According to Garmin’s help documentation, readings that fall within your typical range are considered normal. You can still improve those metrics with better habits, but there’s no reason to take action. If a reading is marked as an outlier, it means something pushed that metric above or below your personal range. Garmin doesn’t speculate why, but it does suggest factors like stress, fatigue or environmental changes could play a role.
This kind of framing is similar to what platforms like Whoop, Oura or Ultrahuman have offered for a while. The emphasis is on personalised baselines rather than population-wide norms. Garmin is taking the same approach here.
You can already access it
There are several ways to access the feature. The simplest is via the Garmin Connect app. This has only started appearing in the past few days for most users.
You might see a message that says “Calibration in progress.” Garmin requires three to four weeks of consistent sleep data to calculate your typical ranges. Until then, the page shows “no data”.
Once the system builds your typical ranges, the dashboard will start filling in. You’ll see a nightly average for each metric, along with the normal range next to it. When a metric moves outside that range, it shows up in red and gets tagged as an outlier.
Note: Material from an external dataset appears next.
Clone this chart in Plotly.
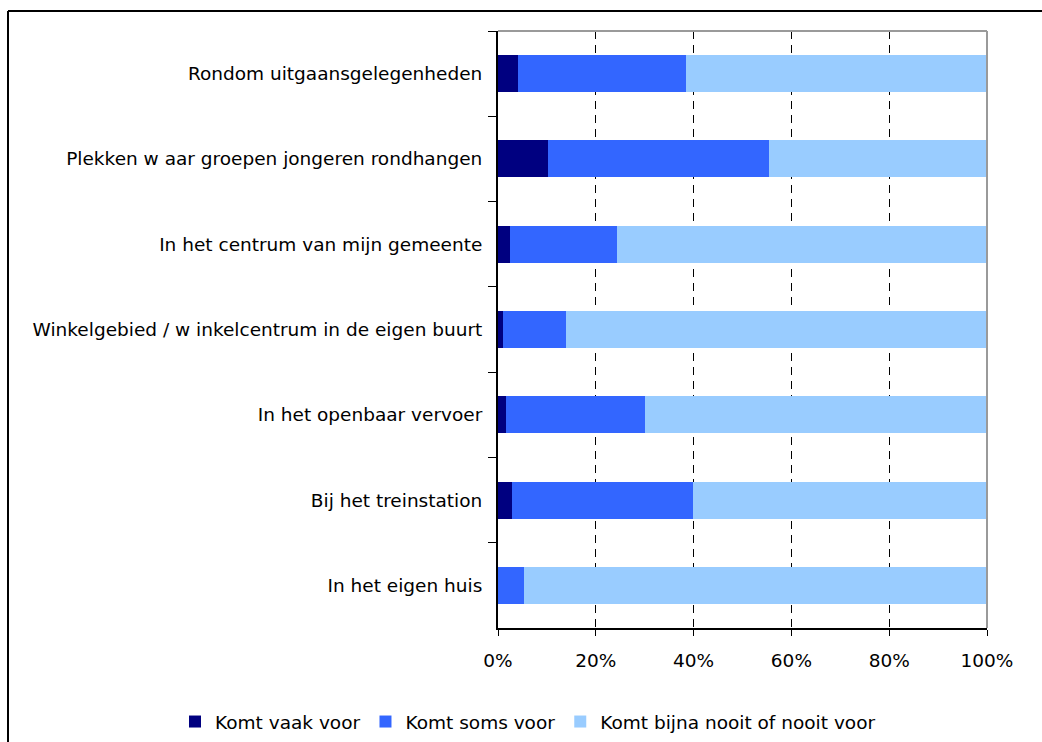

The data can be found in Garmin Connect by tapping the Health tab and choosing Health Status Beta. That’s where you will see an overview. As can be seen from the screenshots below, I have a Forerunner 955 which doesn’t support skin temperature. Hence that field is empty. Tapping on any metric opens up a historical trend view.





You can turn on notifications so you get a heads-up even without opening the app. The idea is to let you respond early, whether that means resting more, adjusting training or simply paying attention. That is probably the easiest way to stay informed. Plus you can add the Health Status panel to the home page of Garmin Connect.
Another place to view the data is via the web dashboard. You can use this direct link to access the Health Status page.

For those with supported devices, such as the Fenix 8 or Venu 4, the condensed version of your metrics also shows on the watch. Tapping it reveals more details, but the view is still quite basic. But make sure to add the widget via the edit widgets menu. Garmin has not yet added Health Status to the Morning or Evening Reports, although that seems likely in the future.
What watches are included
Health Status first appeared on the Venu 4, but it is not staying exclusive. Garmin is pushing it out to a wide set of devices.
Watches like the Venu 3, Vivoactive 5, Forerunner 255, 955, 165, 265, 965, and Fenix 7 lineup will gain access via firmware updates. A second group of devices will get both Connect and on-device widget support. This includes Venu X1, Vivoactive 6, Forerunner 570 and 970 and the Fenix 8 series, along with Enduro 3 and new Tactix and Quatix models.
As mentioned, it seems the feature has started appearing for most users in the past few days. So check Garmin Connect. You might already have access to the new data.